Rich countries are still using fossil fuels
“Net zero” means something has no net climate pollution, because every ton of carbon dioxide that is put into the atmosphere would be pulled out, whether by planting trees or by capturing the carbon and storing it somewhere. But fossil fuels cause other problems too: They emit other forms of pollution that contaminate the air and water of communities near where they are burned, and the process of drilling, mining and transporting them can harm the air, water, land and other industries such as fishing, especially when accidents like oil spills occur. Because poorer areas tend to have less political power, they are more likely to have fossil fuels extracted or burned nearby.
Climate justice advocates and representatives of Indigenous peoples at COP26 want all that to end. Instead, they see rich countries promising only to reach net zero 30 years from now, while the mining and drilling keep going on.
“It's a step in the right direction,” Bineshi Albert, executive director of the Climate Justice Alliance, told Yahoo News in response to Wednesday’s climate finance announcement. “But here's the challenge: It's still based on net zero. Those same banks are still financing oil and gas investment. What we're asking for is divestment from fossil fuels.”
“The U.S. wants to give the impression of climate leadership when, in fact, what it's doing is advancing U.S. oil and gas interests,” Adow said. For instance, he said, President Biden is touting his commitment to reducing emissions of methane, a potent greenhouse gas, by 30 percent by 2030. Achieving that is only a matter of requiring oil and gas producers to clamp down on methane leaking from wells and pipelines, rather than actually phasing out fossil fuels.
To be fair to Biden, the oil and gas industry would be surprised to hear he is advancing their interests. They opposed his plan to charge a fee for methane leaks. Their lobbying against it helped to get it stripped from his Build Back Better package, and the rule limiting leakage is the most he can do through issuing new regulations.

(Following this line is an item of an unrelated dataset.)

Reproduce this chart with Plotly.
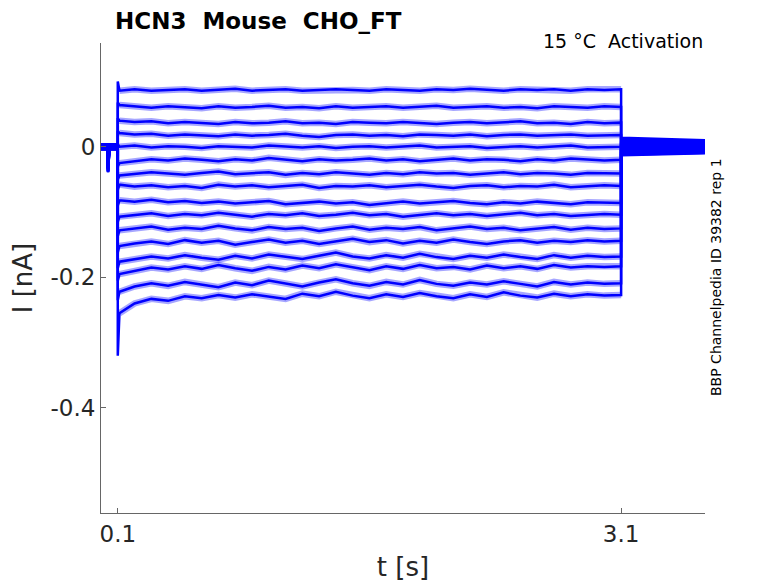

Of course, getting rid of oil and gas requires political will that the U.S. clearly lacks. Biden couldn’t muster the votes in the Senate merely to induce utilities to ditch fossil fuels with financial carrots and sticks, and he’s under pressure politically over rising gasoline prices. But from the vantage point of someone on the frontlines of the climate crisis in a country with one-40th the average income of America, that isn’t a good reason for their country to sign onto an agreement that doesn’t seem fair to them.